Is Stephanie a 2 pack a day – coffee addict. Her teeth are SO yellow!
kthxbai, you need to sign up to recap something. LOVE your writing.
I’m watching! Please don’t stop – I always forget this is on and miss like the first 30 mins so I need your recaps! Of course, I still get everyone confused anyway. I thought the one guy who looked like the other guy was gone but he’s not
I haven’t watched a second and feel like I haven;t missed a second thanks to your recaps. Did they give an explanation as to why Alex is back?
@mjhhawk: Alex was just delivering the “fanswers” or whatever the fuck they call them (actually it’s one of the few good ideas the show has lol).
I’m actually enjoying this show more than I thought I would, especially after last week. I really like Joy, Erica, Ge…that whole damn side of the house. I still think it’ll be interesting when they have to turn on each other (and I’m a sucker for the Joy/Gene thing – I can’t help it!).
Thanks again for the recaps!
I’m going to throw this out there… this show is better than Big Brother after all. Maybe it’s the fact that none of these players are “returning” players, or maybe it’s actually because there’s only one episode per week, so it really does seem as if things happen… as opposed to the bullshit storylines Big Brother is required to string together in order to pad three episodes per week.
More than that, they actually seemed to have made an effort to recruit fairly intelligent, somewhat articulate and generally mature people — hell, even the playboy bunny “bimbo” on this show seems brighter than the smartest person on Big Brother (whoever that would be).
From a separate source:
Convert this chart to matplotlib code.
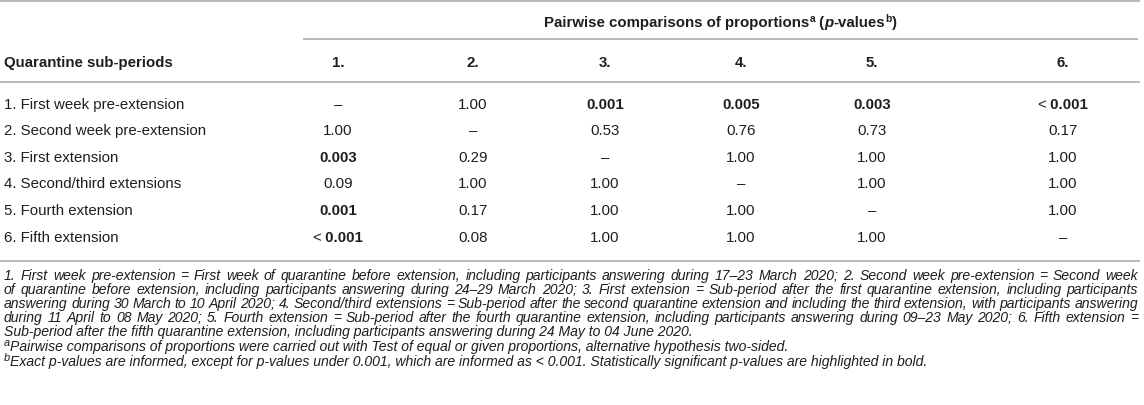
"""Pairwise comparisons table (p-values) rendered as a matplotlib figure."""

import matplotlib
matplotlib.use("Agg")
import matplotlib.pyplot as plt

W, H = 1144, 406
FONT = "Liberation Sans"
INK = "#1e1e1e"
RULE = "#b4b4b4"
TABLE_PT = 10.8
NOTE_PT = 10.1

PERIODS = [
    "1. First week pre-extension",
    "2. Second week pre-extension",
    "3. First extension",
    "4. Second/third extensions",
    "5. Fourth extension",
    "6. Fifth extension",
]
COLUMNS = ["1.", "2.", "3.", "4.", "5.", "6."]
PVALUES = [
    ["–", "1.00", "0.001", "0.005", "0.003", "< 0.001"],
    ["1.00", "–", "0.53", "0.76", "0.73", "0.17"],
    ["0.003", "0.29", "–", "1.00", "1.00", "1.00"],
    ["0.09", "1.00", "1.00", "–", "1.00", "1.00"],
    ["0.001", "0.17", "1.00", "1.00", "–", "1.00"],
    ["< 0.001", "0.08", "1.00", "1.00", "1.00", "–"],
]
NOTE_LINES = [
    "1. First week pre-extension = First week of quarantine before extension, including participants answering during 17–23 March 2020; 2. Second week pre-extension = Second week",
    "of quarantine before extension, including participants answering during 24–29 March 2020; 3. First extension = Sub-period after the first quarantine extension, including participants",
    "answering during 30 March to 10 April 2020; 4. Second/third extensions = Sub-period after the second quarantine extension and including the third extension, with participants answering",
    "during 11 April to 08 May 2020; 5. Fourth extension = Sub-period after the fourth quarantine extension, including participants answering during 09–23 May 2020; 6. Fifth extension =",
    "Sub-period after the fifth quarantine extension, including participants answering during 24 May to 04 June 2020.",
]
NOTE_A = "Pairwise comparisons of proportions were carried out with Test of equal or given proportions, alternative hypothesis two-sided."
NOTE_B = "Exact p-values are informed, except for p-values under 0.001, which are informed as < 0.001. Statistically significant p-values are highlighted in bold."

# layout (pixels, y grows downward)
LEFT, RIGHT = 4, 1138
COL_X = [338, 473, 605, 741, 872, 1063]
ROW_Y = [104, 130, 157, 183, 210, 237]
HEAD1_Y, HEAD2_Y = 22, 62
NOTE_Y = [275, 289, 303, 317, 331, 346, 361]


def significant(s):
    if s == "–":
        return False
    if s.startswith("<"):
        return True
    return float(s) < 0.05


fig = plt.figure(figsize=(W / 100, H / 100), dpi=100)
ax = fig.add_axes([0, 0, 1, 1])
ax.set_xlim(0, W)
ax.set_ylim(H, 0)
ax.axis("off")
renderer = fig.canvas.get_renderer()


def props(pt, weight="normal", style="normal"):
    return dict(fontsize=pt, fontweight=weight, fontstyle=style,
                family=FONT, color=INK)


def width(s, **kw):
    t = ax.text(0, 0, s, **kw)
    w = t.get_window_extent(renderer).width
    t.remove()
    return w


def draw_runs(x, y, runs, pt, ha="left", sup_scale=0.68):
    """runs: (text, weight, style, superscript). y is the text centre."""
    px = pt * 100 / 72
    base = y + px * 0.36
    items = []
    for text, weight, style, sup in runs:
        size = pt * sup_scale if sup else pt
        kw = props(size, weight, style)
        items.append((text, kw, sup, width(text, **kw)))
    total = sum(it[3] for it in items)
    if ha == "center":
        x -= total / 2
    for text, kw, sup, w in items:
        yy = base - px * 0.36 if sup else base
        ax.text(x, yy, text, va="baseline", ha="left", **kw)
        x += w


def rule(y, x0=0, x1=W - 4):
    ax.plot([x0, x1], [y, y], color=RULE, lw=1.3, solid_capstyle="butt")


# rules
rule(2)
rule(40, x0=303, x1=RIGHT)
rule(83)
rule(262)

# header
draw_runs((303 + RIGHT) / 2, HEAD1_Y, [
    ("Pairwise comparisons of proportions", "bold", "normal", False),
    ("a", "bold", "normal", True),
    (" (", "bold", "normal", False),
    ("p", "bold", "italic", False),
    ("-values", "bold", "normal", False),
    ("b", "bold", "normal", True),
    (")", "bold", "normal", False),
], TABLE_PT, ha="center")

draw_runs(LEFT, HEAD2_Y, [("Quarantine sub-periods", "bold", "normal", False)],
          TABLE_PT)
for cx, lab in zip(COL_X, COLUMNS):
    draw_runs(cx, HEAD2_Y, [(lab, "bold", "normal", False)], TABLE_PT,
              ha="center")

# body
for ry, name, row in zip(ROW_Y, PERIODS, PVALUES):
    draw_runs(LEFT, ry, [(name, "normal", "normal", False)], TABLE_PT)
    for cx, val in zip(COL_X, row):
        weight = "bold" if significant(val) else "normal"
        if val.startswith("<"):
            runs = [("<", "normal", "normal", False),
                    (" " + val[2:], weight, "normal", False)]
        else:
            runs = [(val, weight, "normal", False)]
        draw_runs(cx, ry, runs, TABLE_PT, ha="center")

# footnotes: first lines justified to the right edge
note_kw = props(NOTE_PT, style="italic")
for i, line in enumerate(NOTE_LINES):
    y = NOTE_Y[i]
    base = y + NOTE_PT * 100 / 72 * 0.36
    if i < len(NOTE_LINES) - 1:
        words = line.split(" ")
        ws = [width(w, **note_kw) for w in words]
        gap = (RIGHT - LEFT - sum(ws)) / (len(words) - 1)
        x = LEFT
        for w, wd in zip(words, ws):
            ax.text(x, base, w, va="baseline", ha="left", **note_kw)
            x += wd + gap
    else:
        ax.text(LEFT, base, line, va="baseline", ha="left", **note_kw)

draw_runs(LEFT, NOTE_Y[5], [("a", "normal", "italic", True),
                            (NOTE_A, "normal", "italic", False)], NOTE_PT,
          sup_scale=0.78)
draw_runs(LEFT, NOTE_Y[6], [("b", "normal", "italic", True),
                            (NOTE_B, "normal", "italic", False)], NOTE_PT,
          sup_scale=0.78)

fig.savefig("out.png", dpi=100, facecolor="white")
And they’ve made it a point of getting rid of the idiots early on.
I’m even coming around to the “Amurrica votes” idea — it shakes things up, keeps people from getting complacent, and provides a definite slap in the face of bullying types.
Hmm…. I’m ought to copy and paste this into the Big Brother comments section, since I’m not sure how many people are still reading the Glass House comments….
Based monday’s episode I now can see why Joy got so upset about Mike saying she was using Gene. She really does like him.